Particular Selves

Reviewed by Paisley Conrad

The relationship between poetry and the idea of selfhood is intimate. The poet, offered some critical distance through the apparatus of the poem, can separate the concept from the form of the self and itemize its contents. Yet the self as understood through poetics emerges always entwined through the particular interests and inflections of the poem. Ever in flux, the poetic self meticulously constructs itself through the internalization of the outer world.

 

Grief reconstructs the self, and such internal transformations are often catalyzed and recatalyzed by the sight of something minute, like a nut, a flower, or a shadow. Eleonore Schönmaier’s Field Guide to the Lost Flower of Crete develops a poetics rooted in such small, quotidian details. In some poems, the memory is in the detail—a speckled eggshell (“Compose”) or a rusted car (“Touching”). In others, memory emerges through physical sensation: “the world’s raw wetness” (“Sisters”) or a cold morning (“Branches”). Even as the speaker remains preoccupied with remembering her own grief, the collection maintains an even tone of patience and calm. However, these memories threaten to overwhelm her calm veneer:

 

the self we

thought we possess

the self we thought

 

we are is no

longer

the self.

 

Schönmaier’s emphasis on precise, short verses invites the reader to become intimate with each vignette, with ample blank space left on the page. Multitudes split across pages, yet each discrete poem’s speaker remains ultimately alone, rehearsing memory without fully giving in to emotional narration. Embracing moments of silence, the speaker’s descriptions of images are clear and distinct; these occasions unfold into the complexity of relationships marked by loss, harm, and unspoken trauma.

 

Edward Carson’s exploration of the self is equally precise. His whereabouts advances a self that materializes through a series of complex cerebral operations. Instead of demystifying responses of beauty, love, and ecstasy through his attention to neural synapses, Carson enchants emotion by tracking the curve of each feeling.

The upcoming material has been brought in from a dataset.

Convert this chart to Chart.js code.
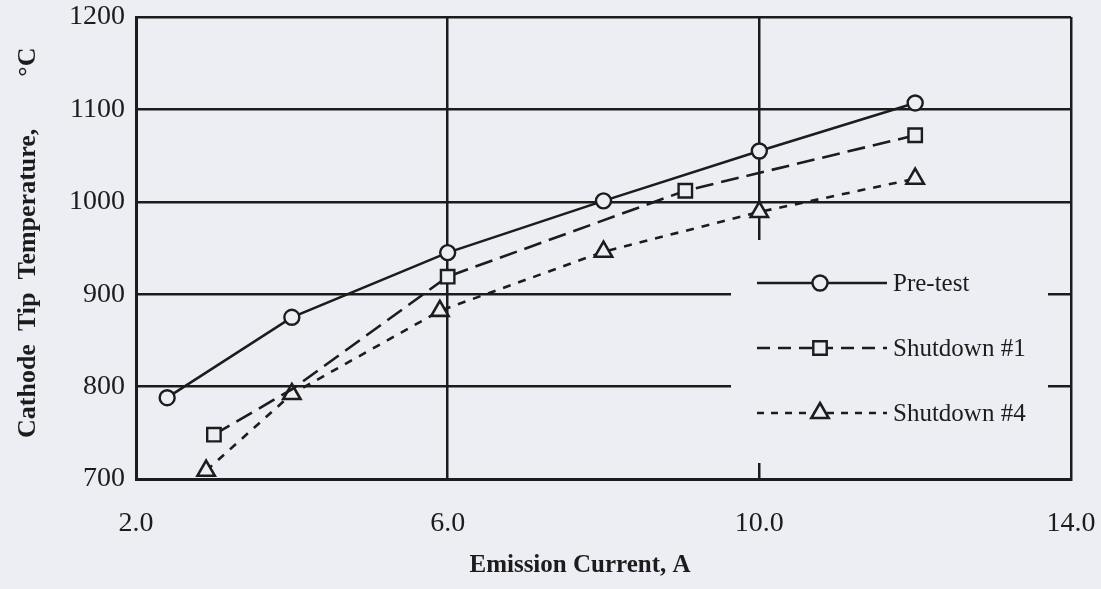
<!DOCTYPE html>
<html>
<head>
<meta charset="utf-8">
<script src="https://cdn.jsdelivr.net/npm/chart.js@4/dist/chart.umd.min.js"></script>
<style>
  html, body { margin: 0; padding: 0; background: #edeef3; }
  #wrap { width: 1101px; height: 589px; }
</style>
</head>
<body>
<div id="wrap"><canvas id="c" width="1101" height="589"></canvas></div>
<script>
// Axis ticks
const xTicks = [2.0, 6.0, 10.0, 14.0];
const yTicks = [700, 800, 900, 1000, 1100, 1200];

// Cathode tip temperature (°C) versus emission current (A)
const preTestCurrent = [2.4, 4.0, 6.0, 8.0, 10.0, 12.0];
const preTestTemp    = [788, 875, 945, 1001, 1055, 1107];

const shutdown1Current = [3.0, 4.0, 6.0, 9.05, 12.0];
const shutdown1Temp    = [748, 797, 919, 1012, 1072];

const shutdown4Current = [2.9, 4.0, 5.9, 8.0, 10.0, 12.0];
const shutdown4Temp    = [709, 792, 882, 946, 989, 1025];

const seriesNames = ['Pre-test', 'Shutdown #1', 'Shutdown #4'];

const xTitle = 'Emission Current, A';
const yTitle = 'Cathode  Tip  Temperature,        °C';

// Shutdown #1 reading whose marker sits under the Shutdown #4 triangle
const shutdown1CoveredAt = 4.0;

const paper = '#edeef3';
const ink = '#1c1c1c';
const serif = '"Liberation Serif", "Times New Roman", serif';

function pairs(xs, ys) { return xs.map((x, i) => ({ x: x, y: ys[i] })); }

function drawMarker(ctx, style, x, y, r) {
  ctx.beginPath();
  if (style === 'circle') {
    ctx.arc(x, y, r, 0, Math.PI * 2);
  } else if (style === 'rect') {
    const s = r * Math.SQRT1_2;
    ctx.rect(x - s, y - s, 2 * s, 2 * s);
  } else if (style === 'triangle') {
    for (let k = 0; k < 3; k++) {
      const a = -Math.PI / 2 + k * 2 * Math.PI / 3;
      const px = x + r * Math.cos(a), py = y + r * Math.sin(a);
      if (k === 0) ctx.moveTo(px, py); else ctx.lineTo(px, py);
    }
  }
  ctx.closePath();
  ctx.fillStyle = paper;
  ctx.fill();
  ctx.stroke();
}

// Clears the grid behind the key, then draws the key and the axis titles
const keyAndTitles = {
  id: 'keyAndTitles',
  beforeDatasetsDraw(chart) {
    const ctx = chart.ctx;
    ctx.save();
    ctx.fillStyle = paper;
    ctx.fillRect(731, 240, 1048 - 731, 463 - 240);
    ctx.restore();
  },
  afterDraw(chart) {
    const ctx = chart.ctx;
    const rows = [283, 348, 413];
    ctx.save();
    chart.data.datasets.forEach((ds, i) => {
      const y = rows[i];
      ctx.strokeStyle = ink;
      ctx.lineWidth = ds.borderWidth;
      ctx.setLineDash(ds.keyDash || []);
      ctx.beginPath();
      ctx.moveTo(757, y);
      ctx.lineTo(887, y);
      ctx.stroke();
      ctx.setLineDash([]);
      ctx.lineWidth = ds.pointBorderWidth;
      drawMarker(ctx, ds.pointStyle, 820, y, ds.keyRadius);
      ctx.fillStyle = ink;
      ctx.font = '25px ' + serif;
      ctx.textAlign = 'left';
      ctx.textBaseline = 'middle';
      ctx.fillText(ds.label, 893, y + 1);
    });

    ctx.fillStyle = ink;
    ctx.font = 'bold 25px ' + serif;
    ctx.textAlign = 'center';
    ctx.textBaseline = 'middle';
    ctx.fillText(xTitle, 580, 566);

    ctx.font = 'bold 26px ' + serif;
    ctx.translate(28, 438);
    ctx.rotate(-Math.PI / 2);
    ctx.textAlign = 'left';
    ctx.fillText(yTitle, 0, 0);
    ctx.restore();
  }
};

new Chart(document.getElementById('c'), {
  type: 'scatter',
  data: {
    datasets: [
      {
        label: seriesNames[0],
        data: pairs(preTestCurrent, preTestTemp),
        showLine: true,
        borderColor: ink,
        borderWidth: 2.6,
        pointStyle: 'circle',
        pointRadius: 7.5,
        keyRadius: 7.5,
        pointBorderWidth: 2.4,
        pointBorderColor: ink,
        pointBackgroundColor: paper,
        tension: 0
      },
      {
        label: seriesNames[1],
        data: pairs(shutdown1Current, shutdown1Temp),
        showLine: true,
        borderColor: ink,
        borderWidth: 2.6,
        borderDash: [18, 8],
        keyDash: [13, 8],
        pointStyle: 'rect',
        pointRadius: ctx => (ctx.raw && ctx.raw.x === shutdown1CoveredAt ? 0 : 9.5),
        keyRadius: 9.5,
        pointBorderWidth: 2.4,
        pointBorderColor: ink,
        pointBackgroundColor: paper,
        tension: 0
      },
      {
        label: seriesNames[2],
        data: pairs(shutdown4Current, shutdown4Temp),
        showLine: true,
        borderColor: ink,
        borderWidth: 2.6,
        borderDash: [8, 8],
        keyDash: [7, 7],
        pointStyle: 'triangle',
        pointRadius: 10,
        keyRadius: 10,
        pointBorderWidth: 2.6,
        pointBorderColor: ink,
        pointBackgroundColor: paper,
        tension: 0
      }
    ]
  },
  options: {
    responsive: false,
    animation: false,
    events: [],
    layout: { padding: { top: 17, right: 30, left: 0, bottom: 0 } },
    plugins: { legend: { display: false }, tooltip: { enabled: false } },
    scales: {
      x: {
        type: 'linear',
        min: xTicks[0],
        max: xTicks[xTicks.length - 1],
        afterFit(scale) {
          scale.height = 110;
          scale.paddingLeft = 0;
          scale.paddingRight = 0;
        },
        afterBuildTicks(scale) { scale.ticks = xTicks.map(v => ({ value: v })); },
        ticks: {
          color: ink,
          font: { family: serif, size: 28 },
          padding: 28,
          maxRotation: 0,
          callback: v => v.toFixed(1)
        },
        grid: { color: ink, lineWidth: 2.5, drawTicks: false },
        border: { color: ink, width: 3 }
      },
      y: {
        type: 'linear',
        min: yTicks[0],
        max: yTicks[yTicks.length - 1],
        afterFit(scale) {
          scale.width = 136;
          scale.paddingTop = 0;
          scale.paddingBottom = 0;
        },
        afterBuildTicks(scale) { scale.ticks = yTicks.map(v => ({ value: v })); },
        ticks: {
          color: ink,
          font: { family: serif, size: 28 },
          padding: 11,
          callback: v => String(v)
        },
        grid: { color: ink, lineWidth: 2.5, drawTicks: false },
        border: { color: ink, width: 3 }
      }
    }
  },
  plugins: [keyAndTitles]
});
</script>
</body>
</html>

The section called “thereabouts (or the mapmaker’s dilemma)” sets up an understanding of the poem as a sort of machinic map of an ever-expanding mind. His interest in the neural and the biological established, the section “hereabouts (in fourteen scans)” proposes a poetics of grey matter:

 

where language and thought are ciphers

the likeness of you in countless images

 

crops up only after you begin to appear

unmoored from the very thought of you[.]

 

In the “left lingual gyrus occipital lobe” is the brain’s capacity to recognize beauty and similitude, to associate pleasure with a particular face. The operations of the brain—minute and distinct, yet entirely continuous—coalesce to create a notion of the self that is responsive, deft, and plastic. Perception, however, remains dependent on what is palpable; a “never-ending notion of self” propels Carson’s collection, as impulses stemming from images coagulate to form some notion of consciousness.

 

Josie Di Sciascio-Andrews’ latest collection Meta Stasis is wholly invested in thinking through various tactile, cultural, and physiological implications of the virus as a form of appropriation of the self. She frames the book both in personal terms—thinking through her mother’s death from cancer and creative theft carried out by her peers—and through the global stakes of late capitalism and climate change. Throughout the collection, she cultivates a morphology of surveillance culture. As artistic and biological appropriations decontextualize previous experience, each is the root cause of the emergence of a new form of chaos:

 

In the heart of the city’s crucible

We become new entities

 

Reshuffle our foreign selves

In the amniotic foam of new possibilities

 

This agar dish we will multiply on

Replicating our old selves.

 

Here and elsewhere, the collection grates against liminal spaces of rapid change. The self is gradually worn down by cancerous replications that threaten to overtake the speaker. Meta Stasis embraces a glib form of nihilism, expressing sardonically that there is no boundary that cannot be breached by cellular or human interlopers. Thus the self remains leaky and permeable, but also capable of change and ultimately resistance.